Мнения относительно этой чарки расходятся. Некоторые врачи утверждают, что спиртуозная жидкость, употребленная натощак или спустя много часов после завтрака, не столько расслабляет, сколько раздражает желудок, а следовательно, не способствует пищеварению и производит действие, обратное задуманному. Однако русские желудки куда крепче наших, а суровость тамошнего климата, где зимой термометру случается опускаться на 24 градуса ниже нуля, делает, должно быть, подобные средства совершенно необходимыми. Не подлежит сомнению, что все народы Севера очень щедро употребляют спиртные напитки без всякого ущерба для своего здоровья. Француз выдержал бы такой распорядок три года, не больше. А в северных краях ром и водку пьют точно так же, как у нас пунш, кофе и шампанское.
Все сказанное заставляет предположить, что обычай подавать предшествующую чарку, столь употребительный в северных странах, равно как и в Вене и во всей северной Германии, никогда не привьется во Франции, как бы ни были склонны французы подражать обычаям и нравам чужестранцев.
Другая участь суждена чарке последующей, иначе говоря, известному всем и каждому обыкновению выпивать полстакана неразбавленного вина сразу после супа. В этот момент чарка оказывается весьма кстати и превосходно приуготовляет желудок ко всему, что последует дальше. Смешавшись с супом, недостаток которого состоит в том, что он не столько наполняет желудок, сколько его раздувает, вино придает упругость фибрам, силу желудочным сокам, резвость перистальтике, без которой желудок отказывается варить. В Париже последующая чарка считается столь же полезной для Гурманов, сколь и невыгодной для врачей, недаром говорится: кто после супа вина пьет, врачам работы не дает. Как бы там ни было, несомненно, что вреда последующая чарка еще никому не приносила. Только дамы, как правило, отказываются от нее, предпочитая ей так называемую срединную чарку[335].

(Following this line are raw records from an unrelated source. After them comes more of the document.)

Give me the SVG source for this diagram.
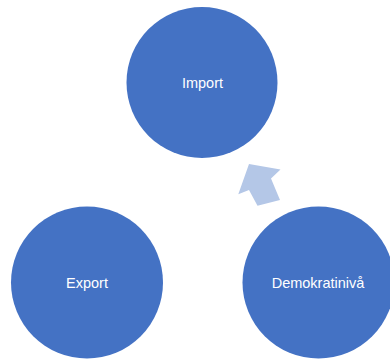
<svg xmlns="http://www.w3.org/2000/svg" width="390" height="360" viewBox="0 0 390 360">
<style>
.node{fill:#4472C4}
.lbl{fill:#FFFFFF;font-family:"Liberation Sans",Arial,sans-serif;font-size:14.5px;text-anchor:middle}
.arrow{fill:#B4C7E7}
</style>
<rect width="390" height="360" fill="#FFFFFF"/>
<g id="connectors">
<polygon class="arrow" points="249,164 280.5,169.5 271,178.5 280,200 257.5,205.8 249,190 238.3,194.2"/>
</g>
<g id="import">
<circle class="node" cx="202" cy="82.5" r="75.5"/>
<text class="lbl" x="202.5" y="88">Import</text>
</g>
<g id="export">
<circle class="node" cx="87" cy="282.5" r="76"/>
<text class="lbl" x="87" y="288">Export</text>
</g>
<g id="demokratiniva">
<circle class="node" cx="318.5" cy="282.5" r="76"/>
<text class="lbl" x="318" y="288">Demokratinivå</text>
</g>
</svg>
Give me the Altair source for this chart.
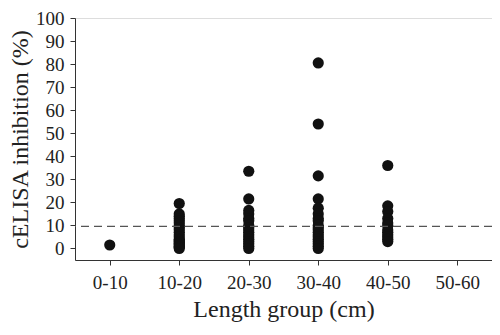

Если, однако, пищеварению последующая чарка благоприятствует, то на репутацию Амфитриона и его винного погреба она порой оказывает влияние самое неблагоприятное. Ибо употребление вина сразу после супа становится для этого напитка суровым испытанием. Вкус Гурмана в эти мгновения еще, можно сказать, не лишился невинности; чувственность его, не только не разыгравшаяся, но даже не разбуженная острыми приправами, находится в состоянии девственном; чувствительность всех нервных окончаний, от которой и зависит тонкость вкуса (первейшей добродетели гурманской), в эту минуту обострена как никогда, и потому после супа суд Гурмана строг и беспристрастен.